§ Written exercise
Keep to the lines from the line containing "Generate a Python" through the line containing "import plotly.graph_objects as go": copy them exactly and leave every picture out.

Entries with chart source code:
□ □ □ □ □ □ □

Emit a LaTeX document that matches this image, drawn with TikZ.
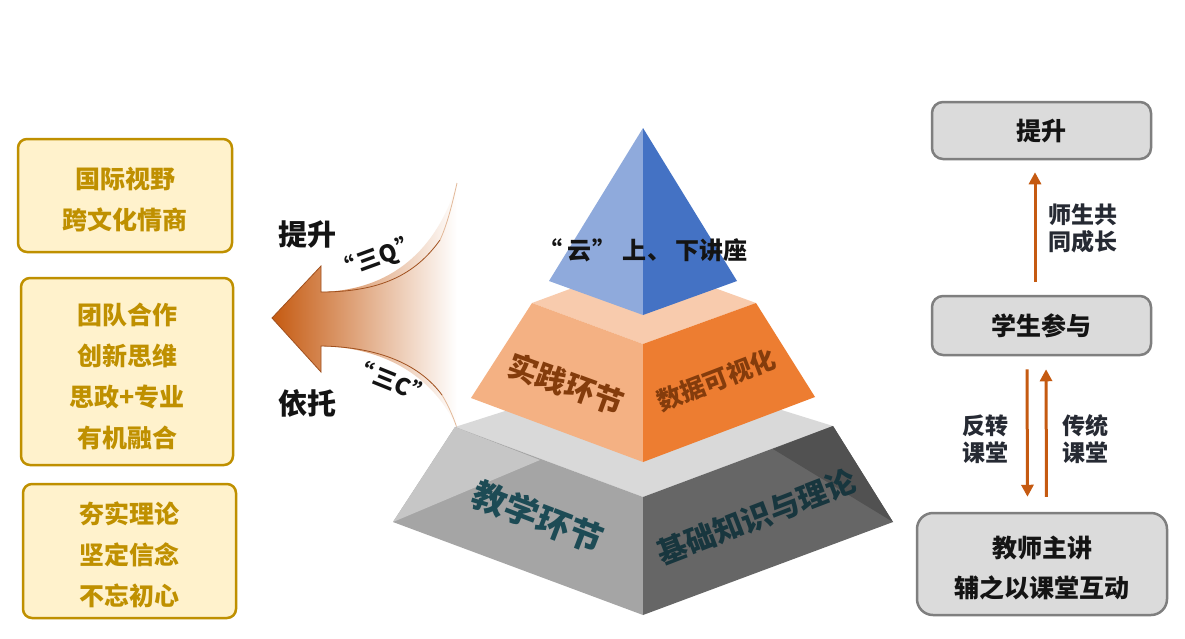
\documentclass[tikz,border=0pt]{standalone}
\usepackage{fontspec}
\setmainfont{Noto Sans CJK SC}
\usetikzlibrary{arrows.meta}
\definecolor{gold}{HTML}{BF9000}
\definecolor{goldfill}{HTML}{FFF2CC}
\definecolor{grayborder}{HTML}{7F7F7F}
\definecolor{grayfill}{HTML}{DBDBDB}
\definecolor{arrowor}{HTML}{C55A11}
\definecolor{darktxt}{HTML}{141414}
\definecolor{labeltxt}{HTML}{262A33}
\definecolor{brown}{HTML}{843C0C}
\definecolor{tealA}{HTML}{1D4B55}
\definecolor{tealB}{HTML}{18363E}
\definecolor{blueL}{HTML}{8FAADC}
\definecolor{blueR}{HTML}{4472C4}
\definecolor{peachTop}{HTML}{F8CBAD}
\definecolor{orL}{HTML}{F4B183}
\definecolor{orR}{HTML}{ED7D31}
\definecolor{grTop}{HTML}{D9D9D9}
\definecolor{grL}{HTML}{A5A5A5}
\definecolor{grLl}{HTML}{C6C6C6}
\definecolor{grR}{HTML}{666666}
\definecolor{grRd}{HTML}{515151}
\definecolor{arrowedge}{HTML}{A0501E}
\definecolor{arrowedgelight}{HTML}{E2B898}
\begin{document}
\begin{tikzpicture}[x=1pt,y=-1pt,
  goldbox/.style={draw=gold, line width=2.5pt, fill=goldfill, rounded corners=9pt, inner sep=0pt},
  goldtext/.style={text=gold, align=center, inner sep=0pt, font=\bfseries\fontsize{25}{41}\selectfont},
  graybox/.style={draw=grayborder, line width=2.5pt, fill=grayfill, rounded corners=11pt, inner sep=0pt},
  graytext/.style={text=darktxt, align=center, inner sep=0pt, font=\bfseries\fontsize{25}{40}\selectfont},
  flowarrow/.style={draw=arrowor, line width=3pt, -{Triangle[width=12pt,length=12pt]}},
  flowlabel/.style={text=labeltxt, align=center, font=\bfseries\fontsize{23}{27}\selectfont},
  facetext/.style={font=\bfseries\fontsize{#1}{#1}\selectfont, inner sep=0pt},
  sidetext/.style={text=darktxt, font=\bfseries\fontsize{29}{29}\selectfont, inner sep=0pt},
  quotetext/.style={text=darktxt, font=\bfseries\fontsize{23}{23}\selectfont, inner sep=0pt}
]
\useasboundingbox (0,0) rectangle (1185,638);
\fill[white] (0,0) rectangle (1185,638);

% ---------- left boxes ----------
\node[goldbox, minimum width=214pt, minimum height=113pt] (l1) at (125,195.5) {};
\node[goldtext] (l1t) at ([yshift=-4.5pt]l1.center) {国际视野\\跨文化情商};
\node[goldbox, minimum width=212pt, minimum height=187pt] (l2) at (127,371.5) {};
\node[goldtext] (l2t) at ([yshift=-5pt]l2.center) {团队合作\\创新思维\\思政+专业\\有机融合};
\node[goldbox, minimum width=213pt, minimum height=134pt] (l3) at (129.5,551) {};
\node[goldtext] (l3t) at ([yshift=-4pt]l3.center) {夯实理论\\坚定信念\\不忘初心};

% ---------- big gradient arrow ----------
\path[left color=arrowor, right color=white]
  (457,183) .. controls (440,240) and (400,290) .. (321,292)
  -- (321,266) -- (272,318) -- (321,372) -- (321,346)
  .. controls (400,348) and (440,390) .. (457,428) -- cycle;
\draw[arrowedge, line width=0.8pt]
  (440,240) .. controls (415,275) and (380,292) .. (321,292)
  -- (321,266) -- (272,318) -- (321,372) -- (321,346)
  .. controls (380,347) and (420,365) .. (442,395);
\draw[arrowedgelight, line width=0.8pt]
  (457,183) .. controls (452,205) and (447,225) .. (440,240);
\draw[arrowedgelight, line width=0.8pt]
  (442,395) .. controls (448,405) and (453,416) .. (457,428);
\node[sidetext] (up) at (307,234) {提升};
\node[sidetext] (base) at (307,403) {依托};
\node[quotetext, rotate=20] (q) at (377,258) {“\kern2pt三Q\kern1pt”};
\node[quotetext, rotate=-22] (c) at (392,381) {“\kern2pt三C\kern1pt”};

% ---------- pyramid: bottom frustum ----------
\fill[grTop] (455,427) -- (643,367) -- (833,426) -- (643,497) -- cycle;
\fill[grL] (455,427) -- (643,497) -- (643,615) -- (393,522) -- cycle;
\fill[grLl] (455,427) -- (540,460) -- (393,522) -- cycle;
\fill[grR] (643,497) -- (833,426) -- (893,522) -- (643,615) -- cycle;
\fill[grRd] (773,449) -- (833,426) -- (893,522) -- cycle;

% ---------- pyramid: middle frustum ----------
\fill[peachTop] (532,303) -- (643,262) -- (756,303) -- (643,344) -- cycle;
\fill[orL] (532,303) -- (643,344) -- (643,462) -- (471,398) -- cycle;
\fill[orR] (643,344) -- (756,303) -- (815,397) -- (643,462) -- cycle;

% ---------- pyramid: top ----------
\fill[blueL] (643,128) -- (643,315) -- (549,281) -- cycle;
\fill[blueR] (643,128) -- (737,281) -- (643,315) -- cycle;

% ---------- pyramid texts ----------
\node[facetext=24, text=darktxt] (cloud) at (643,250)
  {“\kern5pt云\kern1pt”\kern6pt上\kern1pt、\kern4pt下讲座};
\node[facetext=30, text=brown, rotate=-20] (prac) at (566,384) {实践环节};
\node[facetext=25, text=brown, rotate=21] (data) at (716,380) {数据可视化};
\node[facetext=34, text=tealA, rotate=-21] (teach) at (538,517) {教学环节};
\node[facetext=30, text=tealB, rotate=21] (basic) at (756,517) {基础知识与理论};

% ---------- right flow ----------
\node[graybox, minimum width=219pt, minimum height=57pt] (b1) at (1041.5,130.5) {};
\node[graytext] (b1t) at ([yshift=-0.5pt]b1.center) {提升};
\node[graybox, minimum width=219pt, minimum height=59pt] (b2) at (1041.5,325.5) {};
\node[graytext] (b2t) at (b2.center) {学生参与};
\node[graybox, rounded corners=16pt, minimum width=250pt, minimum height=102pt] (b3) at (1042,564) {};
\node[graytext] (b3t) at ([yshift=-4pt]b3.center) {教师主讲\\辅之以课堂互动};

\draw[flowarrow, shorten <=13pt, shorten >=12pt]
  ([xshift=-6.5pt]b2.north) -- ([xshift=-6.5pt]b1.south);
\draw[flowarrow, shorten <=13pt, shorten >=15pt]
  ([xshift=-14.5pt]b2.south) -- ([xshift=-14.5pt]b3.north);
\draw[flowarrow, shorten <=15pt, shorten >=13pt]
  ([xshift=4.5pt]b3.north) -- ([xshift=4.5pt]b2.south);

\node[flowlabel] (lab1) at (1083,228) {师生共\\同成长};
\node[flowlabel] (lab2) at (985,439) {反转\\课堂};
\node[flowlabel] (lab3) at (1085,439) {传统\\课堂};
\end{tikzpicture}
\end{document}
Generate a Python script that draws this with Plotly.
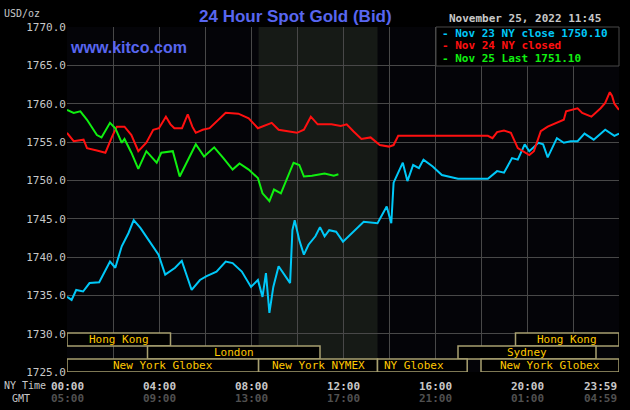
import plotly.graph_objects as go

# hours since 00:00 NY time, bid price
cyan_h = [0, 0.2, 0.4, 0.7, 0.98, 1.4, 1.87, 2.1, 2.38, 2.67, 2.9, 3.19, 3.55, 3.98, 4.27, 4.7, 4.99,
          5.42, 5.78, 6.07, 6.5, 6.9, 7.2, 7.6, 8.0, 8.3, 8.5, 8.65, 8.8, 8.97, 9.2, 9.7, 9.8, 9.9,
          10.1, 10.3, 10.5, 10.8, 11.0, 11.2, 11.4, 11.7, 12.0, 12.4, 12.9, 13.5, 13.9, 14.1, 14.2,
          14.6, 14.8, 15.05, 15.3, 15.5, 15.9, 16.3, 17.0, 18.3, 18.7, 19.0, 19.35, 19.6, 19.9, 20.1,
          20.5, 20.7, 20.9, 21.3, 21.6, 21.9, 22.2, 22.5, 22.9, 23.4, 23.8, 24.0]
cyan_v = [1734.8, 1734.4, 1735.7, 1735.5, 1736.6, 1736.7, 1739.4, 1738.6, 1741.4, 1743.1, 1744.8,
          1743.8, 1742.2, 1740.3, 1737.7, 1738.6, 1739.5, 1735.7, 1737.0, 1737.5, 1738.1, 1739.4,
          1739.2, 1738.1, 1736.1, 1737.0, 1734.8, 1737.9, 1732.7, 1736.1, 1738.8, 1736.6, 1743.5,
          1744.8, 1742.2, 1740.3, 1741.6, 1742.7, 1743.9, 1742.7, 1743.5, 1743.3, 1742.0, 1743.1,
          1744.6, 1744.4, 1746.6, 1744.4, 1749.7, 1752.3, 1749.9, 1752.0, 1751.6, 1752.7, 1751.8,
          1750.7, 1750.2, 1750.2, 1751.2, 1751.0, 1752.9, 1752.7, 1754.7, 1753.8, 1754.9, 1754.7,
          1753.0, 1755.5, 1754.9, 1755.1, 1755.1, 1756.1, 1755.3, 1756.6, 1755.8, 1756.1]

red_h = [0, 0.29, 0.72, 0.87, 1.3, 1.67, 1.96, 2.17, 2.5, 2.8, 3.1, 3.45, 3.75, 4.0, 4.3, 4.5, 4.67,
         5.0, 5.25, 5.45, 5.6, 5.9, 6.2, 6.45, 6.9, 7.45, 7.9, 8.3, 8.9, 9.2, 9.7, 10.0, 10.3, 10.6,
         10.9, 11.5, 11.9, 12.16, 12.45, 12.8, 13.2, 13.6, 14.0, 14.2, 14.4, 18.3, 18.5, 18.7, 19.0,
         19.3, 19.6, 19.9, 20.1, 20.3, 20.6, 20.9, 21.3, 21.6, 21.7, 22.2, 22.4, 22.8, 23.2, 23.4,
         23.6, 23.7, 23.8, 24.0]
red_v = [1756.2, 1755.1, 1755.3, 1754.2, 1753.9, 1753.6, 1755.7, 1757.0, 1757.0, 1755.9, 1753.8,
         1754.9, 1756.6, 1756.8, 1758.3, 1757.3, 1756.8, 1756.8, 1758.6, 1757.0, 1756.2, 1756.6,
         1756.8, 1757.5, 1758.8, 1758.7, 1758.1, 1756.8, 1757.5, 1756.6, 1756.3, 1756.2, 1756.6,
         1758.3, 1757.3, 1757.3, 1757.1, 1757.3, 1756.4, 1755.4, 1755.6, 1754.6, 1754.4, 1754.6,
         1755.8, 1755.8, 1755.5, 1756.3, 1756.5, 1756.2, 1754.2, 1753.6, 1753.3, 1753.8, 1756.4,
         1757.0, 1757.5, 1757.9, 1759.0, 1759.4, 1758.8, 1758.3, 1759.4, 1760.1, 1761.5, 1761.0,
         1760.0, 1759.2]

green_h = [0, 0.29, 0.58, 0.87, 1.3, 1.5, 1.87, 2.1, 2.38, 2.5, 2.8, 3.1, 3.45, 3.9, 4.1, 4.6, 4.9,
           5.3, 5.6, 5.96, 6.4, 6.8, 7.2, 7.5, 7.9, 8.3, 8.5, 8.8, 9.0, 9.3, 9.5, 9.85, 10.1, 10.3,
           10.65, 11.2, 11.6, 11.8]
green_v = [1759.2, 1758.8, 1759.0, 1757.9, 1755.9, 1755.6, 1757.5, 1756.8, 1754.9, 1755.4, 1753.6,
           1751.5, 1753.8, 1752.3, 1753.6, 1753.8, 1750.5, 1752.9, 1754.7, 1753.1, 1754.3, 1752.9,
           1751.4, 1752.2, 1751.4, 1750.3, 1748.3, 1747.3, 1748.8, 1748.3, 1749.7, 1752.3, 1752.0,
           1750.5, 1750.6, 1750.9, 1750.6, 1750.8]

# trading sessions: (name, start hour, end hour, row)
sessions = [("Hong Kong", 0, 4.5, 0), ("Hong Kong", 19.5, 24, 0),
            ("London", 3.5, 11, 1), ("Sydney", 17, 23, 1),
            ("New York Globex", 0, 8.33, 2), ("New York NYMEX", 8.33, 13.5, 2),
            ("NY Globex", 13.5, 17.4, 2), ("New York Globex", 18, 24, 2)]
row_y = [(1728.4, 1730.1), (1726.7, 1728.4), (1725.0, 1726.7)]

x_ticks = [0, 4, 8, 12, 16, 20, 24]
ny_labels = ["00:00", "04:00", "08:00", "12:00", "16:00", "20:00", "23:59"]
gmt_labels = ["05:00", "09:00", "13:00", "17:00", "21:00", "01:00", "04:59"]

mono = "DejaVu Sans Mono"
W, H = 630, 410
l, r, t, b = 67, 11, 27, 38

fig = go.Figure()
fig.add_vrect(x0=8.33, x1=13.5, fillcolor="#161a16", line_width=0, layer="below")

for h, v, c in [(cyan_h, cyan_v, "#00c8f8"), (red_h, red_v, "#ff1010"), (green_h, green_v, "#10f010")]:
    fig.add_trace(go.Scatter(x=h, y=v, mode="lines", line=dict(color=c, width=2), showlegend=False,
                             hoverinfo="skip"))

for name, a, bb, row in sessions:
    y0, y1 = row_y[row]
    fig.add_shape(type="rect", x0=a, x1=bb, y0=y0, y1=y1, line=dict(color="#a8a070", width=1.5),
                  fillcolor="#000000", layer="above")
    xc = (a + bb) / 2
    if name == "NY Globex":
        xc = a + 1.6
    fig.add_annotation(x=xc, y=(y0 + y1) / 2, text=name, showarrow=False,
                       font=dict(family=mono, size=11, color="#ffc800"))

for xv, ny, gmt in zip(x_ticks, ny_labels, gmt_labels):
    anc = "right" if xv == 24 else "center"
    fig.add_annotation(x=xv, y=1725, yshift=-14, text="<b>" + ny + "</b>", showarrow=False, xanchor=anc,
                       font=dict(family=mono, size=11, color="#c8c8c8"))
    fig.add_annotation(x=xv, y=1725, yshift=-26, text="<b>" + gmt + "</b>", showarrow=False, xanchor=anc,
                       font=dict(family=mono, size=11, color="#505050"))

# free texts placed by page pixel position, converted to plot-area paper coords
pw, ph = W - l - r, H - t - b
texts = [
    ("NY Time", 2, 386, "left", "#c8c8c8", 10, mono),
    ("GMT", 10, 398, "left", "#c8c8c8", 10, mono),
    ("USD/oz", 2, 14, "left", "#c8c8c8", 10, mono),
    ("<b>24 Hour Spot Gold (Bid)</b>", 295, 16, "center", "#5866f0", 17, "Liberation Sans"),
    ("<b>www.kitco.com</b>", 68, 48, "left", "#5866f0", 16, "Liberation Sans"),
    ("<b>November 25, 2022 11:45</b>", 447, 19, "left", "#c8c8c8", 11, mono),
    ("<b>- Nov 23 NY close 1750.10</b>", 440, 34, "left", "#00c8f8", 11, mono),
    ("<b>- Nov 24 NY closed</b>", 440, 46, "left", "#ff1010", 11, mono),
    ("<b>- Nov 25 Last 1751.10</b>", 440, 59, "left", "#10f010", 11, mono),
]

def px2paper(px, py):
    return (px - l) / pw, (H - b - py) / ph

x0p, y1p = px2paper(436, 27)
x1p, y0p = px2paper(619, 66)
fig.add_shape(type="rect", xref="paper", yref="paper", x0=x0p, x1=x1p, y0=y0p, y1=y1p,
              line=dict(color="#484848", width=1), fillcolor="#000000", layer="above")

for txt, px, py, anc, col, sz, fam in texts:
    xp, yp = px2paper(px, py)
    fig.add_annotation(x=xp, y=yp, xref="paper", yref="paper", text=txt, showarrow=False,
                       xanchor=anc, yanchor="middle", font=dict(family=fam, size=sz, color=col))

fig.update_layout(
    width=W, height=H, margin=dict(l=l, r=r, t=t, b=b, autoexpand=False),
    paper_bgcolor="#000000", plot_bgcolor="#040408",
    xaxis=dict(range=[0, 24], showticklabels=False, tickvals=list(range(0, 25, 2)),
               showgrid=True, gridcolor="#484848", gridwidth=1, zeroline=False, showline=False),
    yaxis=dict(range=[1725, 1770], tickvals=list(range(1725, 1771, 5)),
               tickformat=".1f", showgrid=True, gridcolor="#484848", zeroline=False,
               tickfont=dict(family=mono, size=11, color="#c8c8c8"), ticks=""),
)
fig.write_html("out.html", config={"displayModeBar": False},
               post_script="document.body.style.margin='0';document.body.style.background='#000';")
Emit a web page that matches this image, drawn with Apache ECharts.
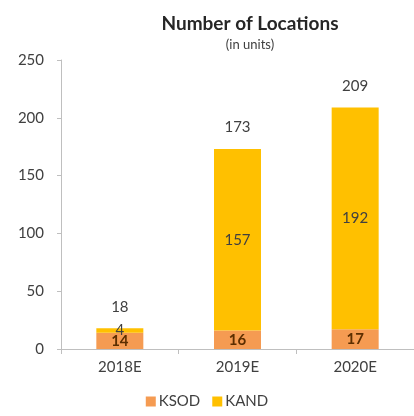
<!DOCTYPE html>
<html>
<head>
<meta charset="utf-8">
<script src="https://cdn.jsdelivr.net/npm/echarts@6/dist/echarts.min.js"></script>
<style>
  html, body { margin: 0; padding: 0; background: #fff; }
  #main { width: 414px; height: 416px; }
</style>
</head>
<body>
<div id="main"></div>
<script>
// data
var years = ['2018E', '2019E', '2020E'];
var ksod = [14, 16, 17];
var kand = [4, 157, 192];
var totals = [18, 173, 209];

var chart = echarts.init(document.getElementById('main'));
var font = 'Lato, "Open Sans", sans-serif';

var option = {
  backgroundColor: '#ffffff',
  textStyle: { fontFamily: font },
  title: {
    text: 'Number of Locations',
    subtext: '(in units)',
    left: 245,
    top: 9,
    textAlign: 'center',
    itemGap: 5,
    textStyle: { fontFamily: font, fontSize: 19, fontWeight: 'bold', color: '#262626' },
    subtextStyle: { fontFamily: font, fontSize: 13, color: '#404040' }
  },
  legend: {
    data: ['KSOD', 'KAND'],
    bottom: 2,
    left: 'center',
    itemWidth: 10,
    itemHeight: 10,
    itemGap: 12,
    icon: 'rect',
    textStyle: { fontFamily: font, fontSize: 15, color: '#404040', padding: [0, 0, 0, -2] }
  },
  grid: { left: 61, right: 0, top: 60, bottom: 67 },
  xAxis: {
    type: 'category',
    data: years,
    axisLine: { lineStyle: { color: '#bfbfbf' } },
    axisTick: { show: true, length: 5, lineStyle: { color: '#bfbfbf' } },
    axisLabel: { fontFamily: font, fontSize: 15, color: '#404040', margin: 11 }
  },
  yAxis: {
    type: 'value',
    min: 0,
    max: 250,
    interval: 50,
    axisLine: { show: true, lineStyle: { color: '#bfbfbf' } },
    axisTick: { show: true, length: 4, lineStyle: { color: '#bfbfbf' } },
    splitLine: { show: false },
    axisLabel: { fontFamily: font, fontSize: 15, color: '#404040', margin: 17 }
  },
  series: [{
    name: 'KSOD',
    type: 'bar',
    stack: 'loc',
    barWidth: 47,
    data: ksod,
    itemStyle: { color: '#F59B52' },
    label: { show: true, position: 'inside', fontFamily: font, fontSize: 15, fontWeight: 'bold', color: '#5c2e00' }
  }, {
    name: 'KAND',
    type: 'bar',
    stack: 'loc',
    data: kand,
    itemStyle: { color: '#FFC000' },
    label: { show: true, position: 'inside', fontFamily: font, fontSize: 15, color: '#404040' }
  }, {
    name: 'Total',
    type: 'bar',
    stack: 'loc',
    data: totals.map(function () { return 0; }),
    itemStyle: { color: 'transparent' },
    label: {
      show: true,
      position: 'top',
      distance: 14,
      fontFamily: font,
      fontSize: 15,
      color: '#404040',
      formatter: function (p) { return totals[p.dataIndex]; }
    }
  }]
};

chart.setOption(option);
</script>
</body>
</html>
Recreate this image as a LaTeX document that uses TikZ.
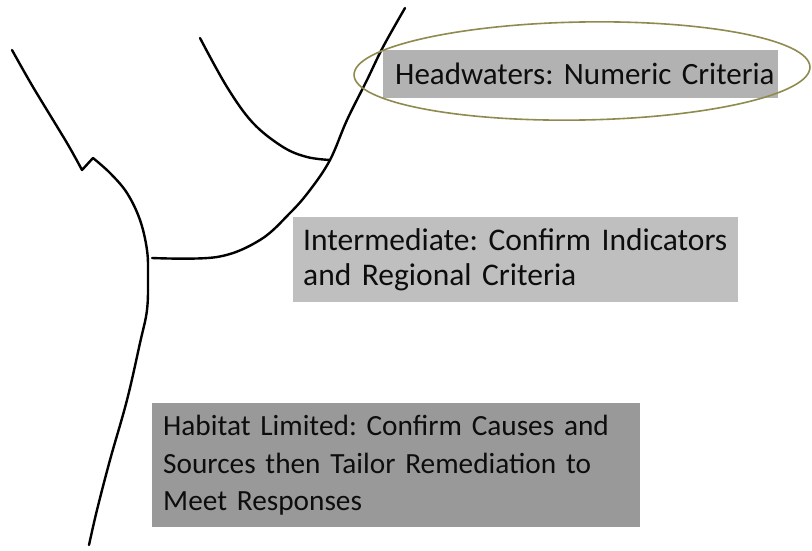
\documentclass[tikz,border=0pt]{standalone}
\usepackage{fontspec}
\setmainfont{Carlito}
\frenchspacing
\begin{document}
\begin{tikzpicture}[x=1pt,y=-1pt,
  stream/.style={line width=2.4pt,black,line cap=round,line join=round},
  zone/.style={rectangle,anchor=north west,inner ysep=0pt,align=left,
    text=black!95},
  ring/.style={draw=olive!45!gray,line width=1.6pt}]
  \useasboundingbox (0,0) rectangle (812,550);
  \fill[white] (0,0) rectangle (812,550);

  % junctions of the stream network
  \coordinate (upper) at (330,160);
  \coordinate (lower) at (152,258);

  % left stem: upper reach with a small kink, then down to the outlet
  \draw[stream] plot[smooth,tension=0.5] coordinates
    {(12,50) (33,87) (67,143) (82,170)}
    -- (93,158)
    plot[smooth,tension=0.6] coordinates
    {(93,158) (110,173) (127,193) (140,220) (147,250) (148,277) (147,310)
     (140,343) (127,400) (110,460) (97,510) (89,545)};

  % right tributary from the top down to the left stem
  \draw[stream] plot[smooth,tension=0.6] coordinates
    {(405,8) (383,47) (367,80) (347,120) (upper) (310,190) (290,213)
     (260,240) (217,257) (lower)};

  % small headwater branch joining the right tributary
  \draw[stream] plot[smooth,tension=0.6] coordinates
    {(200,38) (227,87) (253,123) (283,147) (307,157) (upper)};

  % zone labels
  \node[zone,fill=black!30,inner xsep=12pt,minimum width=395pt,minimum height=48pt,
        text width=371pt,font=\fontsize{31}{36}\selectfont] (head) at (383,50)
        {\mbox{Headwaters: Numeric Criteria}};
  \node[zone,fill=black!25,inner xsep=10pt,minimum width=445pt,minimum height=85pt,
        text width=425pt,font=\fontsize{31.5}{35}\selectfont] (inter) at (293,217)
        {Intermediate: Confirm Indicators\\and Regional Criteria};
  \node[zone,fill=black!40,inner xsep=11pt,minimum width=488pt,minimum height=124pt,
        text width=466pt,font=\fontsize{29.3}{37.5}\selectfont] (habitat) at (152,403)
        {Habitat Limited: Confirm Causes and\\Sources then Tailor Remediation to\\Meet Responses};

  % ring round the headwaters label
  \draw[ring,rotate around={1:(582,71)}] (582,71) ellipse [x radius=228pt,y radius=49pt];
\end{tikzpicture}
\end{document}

□ □ □ □ □ □ □

§ Finished exercise
Generate a Python script that draws this with Plotly.
import plotly.graph_objects as go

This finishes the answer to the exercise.